Mortgage rates soar following jobs report

July 12, 2013

| MoneyRates.com Senior Financial Analyst, CFA

Mortgage rates resumed their upward march this week, jumping nearly a quarter of a percentage point in the wake of an encouraging jobs report from the Bureau of Labor Statistics.

While the continued climb in mortgage rates isn't great news for home buyers, the rise in rates suggests optimism in the economy may be growing -- a trend that could eventually benefit depositors.

Pressure from the job market

At 4.51 percent, current mortgage rates are more than a full percentage point higher than they were two months ago. This is largely because optimism about the economy is growing, a factor whose influence could increase because a stronger economy would mean an end to Fed intervention to keep interest rates low.

The latest sign of improved economic strength came in the form of the Employment Situation Report for June, which was released last Friday by the BLS. This report showed that 195,000 jobs were created in June, an improvement over the average of 182,000 per month that were created throughout the previous year. In addition, there were large increases to the job creation estimates for the prior two months: An additional 50,000 jobs were added to April's number, and 20,000 to May's.

These job creation statistics are especially significant given the still-delicate state of the economic recovery. They not only show growing confidence from employers, but they also represent the creation of new weekly paychecks that will add fuel to the economy.

What's next?

The employment report was especially reassuring because it came on the heels of a disappointing downward revision of the estimate of real GDP growth for the first quarter. That revision saw the estimate of real GDP drop from 2.4 percent to 1.8 percent. However, by now the first quarter is rapidly receding in the rear-view mirror. The jobs data from June is not only more encouraging, but it is also a more recent indication of the state of the recovery.
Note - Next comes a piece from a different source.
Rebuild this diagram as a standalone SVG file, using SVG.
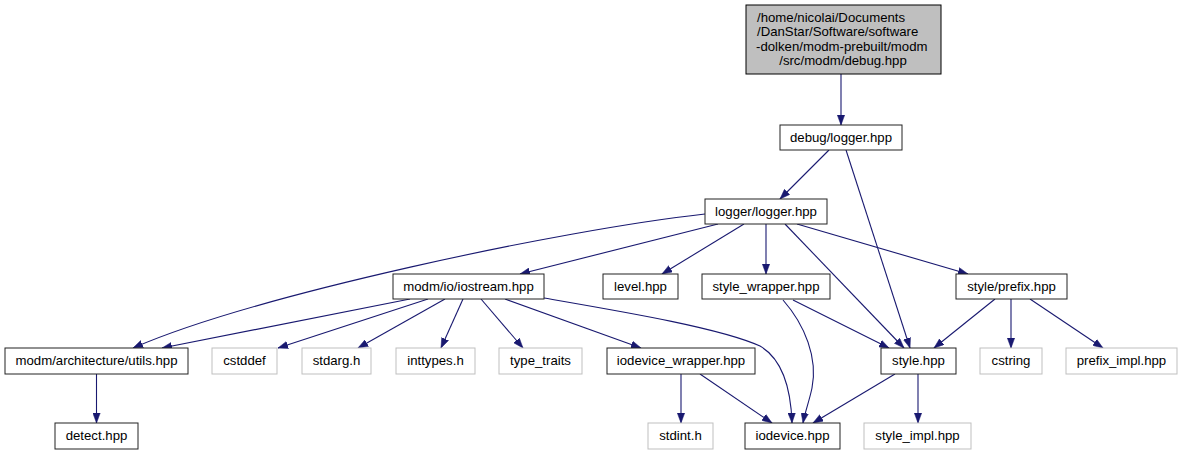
<svg xmlns="http://www.w3.org/2000/svg" width="1183" height="455" viewBox="0 0 1183 455">
<style>
.n rect{fill:#fff;stroke:#222;stroke-width:1}
.x rect{fill:#fff;stroke:#bfbfbf;stroke-width:1}
.r rect{fill:#bfbfbf;stroke:#000;stroke-width:1}
text{font-family:"Liberation Sans",Arial,sans-serif;font-size:13.2px;fill:#000;text-anchor:middle}
.e path{fill:none;stroke:#191970;stroke-width:1.1;marker-end:url(#a)}
</style>
<defs>
<marker id="a" markerUnits="userSpaceOnUse" markerWidth="11" markerHeight="8" refX="10" refY="4" orient="auto"><path d="M0,0.3 L10,4 L0,7.7 z" fill="#191970" stroke="#191970" stroke-width="0.5"/></marker>
</defs>
<rect width="1183" height="455" fill="#fff"/>
<g id="edges" class="e">
<path d="M841,74 L841,125"/>
<path d="M829,150 L780,199"/>
<path d="M846,150 L910,348"/>
<path d="M705,214 C560,230 255,295 133,348"/>
<path d="M718,224 L520,274"/>
<path d="M744,224 L662,274"/>
<path d="M766,224 L766,274"/>
<path d="M785,224 L904,348"/>
<path d="M797,224 L968,274"/>
<path d="M410,299 L162,348"/>
<path d="M428,299 L278,348"/>
<path d="M445,299 L358,348"/>
<path d="M463,299 L441,348"/>
<path d="M481,299 L523,348"/>
<path d="M505,299 L641,348"/>
<path d="M544,298 C625,312 720,328 760,346 C784,360 791,392 792,423"/>
<path d="M96.5,374 L96.5,423"/>
<path d="M681,374 L681,423"/>
<path d="M700,374 L772,423"/>
<path d="M793,300 L889,348"/>
<path d="M783,300 C805,325 818,358 812,388 C809,402 805,412 803,423"/>
<path d="M895,374 L813,423"/>
<path d="M918,374 L918,423"/>
<path d="M995,299 L934,348"/>
<path d="M1011,299 L1011,348"/>
<path d="M1030,299 L1103,348"/>
</g>
<g id="root" class="r"><rect x="746" y="5" width="195" height="69"/>
<text x="757" y="22" style="text-anchor:start">/home/nicolai/Documents</text>
<text x="757" y="36" style="text-anchor:start">/DanStar/Software/software</text>
<text x="756" y="51" style="text-anchor:start">-dolken/modm-prebuilt/modm</text>
<text x="843" y="65">/src/modm/debug.hpp</text></g>
<g id="debug_logger" class="n"><rect x="780" y="125" width="122" height="25"/><text x="841" y="142">debug/logger.hpp</text></g>
<g id="logger_logger" class="n"><rect x="705" y="199" width="122" height="25"/><text x="766" y="216">logger/logger.hpp</text></g>
<g id="iostream" class="n"><rect x="393" y="274" width="151" height="25"/><text x="468.5" y="291">modm/io/iostream.hpp</text></g>
<g id="level" class="n"><rect x="603" y="274" width="75" height="25"/><text x="640.5" y="291">level.hpp</text></g>
<g id="style_wrapper" class="n"><rect x="702" y="274" width="128" height="25"/><text x="766" y="291">style_wrapper.hpp</text></g>
<g id="prefix" class="n"><rect x="956" y="274" width="111" height="25"/><text x="1011.5" y="291">style/prefix.hpp</text></g>
<g id="utils" class="n"><rect x="5" y="348" width="183" height="26"/><text x="96.5" y="365">modm/architecture/utils.hpp</text></g>
<g id="cstddef" class="x"><rect x="212" y="348" width="65" height="26"/><text x="244.5" y="365">cstddef</text></g>
<g id="stdarg" class="x"><rect x="302" y="348" width="69" height="26"/><text x="336.5" y="365">stdarg.h</text></g>
<g id="inttypes" class="x"><rect x="396" y="348" width="79" height="26"/><text x="435.5" y="365">inttypes.h</text></g>
<g id="type_traits" class="x"><rect x="499" y="348" width="83" height="26"/><text x="540.5" y="365">type_traits</text></g>
<g id="iodevice_wrapper" class="n"><rect x="607" y="348" width="148" height="26"/><text x="681" y="365">iodevice_wrapper.hpp</text></g>
<g id="style" class="n"><rect x="881" y="348" width="75" height="26"/><text x="918.5" y="365">style.hpp</text></g>
<g id="cstring" class="x"><rect x="980" y="348" width="62" height="26"/><text x="1011" y="365">cstring</text></g>
<g id="prefix_impl" class="x"><rect x="1066" y="348" width="111" height="26"/><text x="1121.5" y="365">prefix_impl.hpp</text></g>
<g id="detect" class="n"><rect x="55" y="423" width="83" height="26"/><text x="96.5" y="440">detect.hpp</text></g>
<g id="stdint" class="x"><rect x="648" y="423" width="65" height="26"/><text x="680.5" y="440">stdint.h</text></g>
<g id="iodevice" class="n"><rect x="745" y="423" width="95" height="26"/><text x="792.5" y="440">iodevice.hpp</text></g>
<g id="style_impl" class="x"><rect x="864" y="423" width="107" height="26"/><text x="917.5" y="440">style_impl.hpp</text></g>
</svg>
The advance estimate of second quarter GDP won't be available until July 31. In the meantime, many public companies will be announcing their earnings results for the second quarter. The strength of those results will provide some clues on the strength of the economy in the second quarter, and to the confidence corporations will have about hiring going into the second half of the year.

No help yet for savings accounts

Despite the recent increases in bond yields and mortgage rates, there is still no sign of widespread increases in rates for savings accounts and other deposits. There are two reasons for this. One is that bonds and mortgages are longer-term commitments than savings accounts, and thus must anticipate the future to a greater degree. The second reason is that mortgage rates represent income to banks, while interest on savings accounts represents a cost. Out of self interest, banks are likely to be quicker to raise mortgage rates than savings account rates.

Even given those factors, if the economy continues to strengthen, it will only be a matter of time before rates on savings accounts are headed higher as well.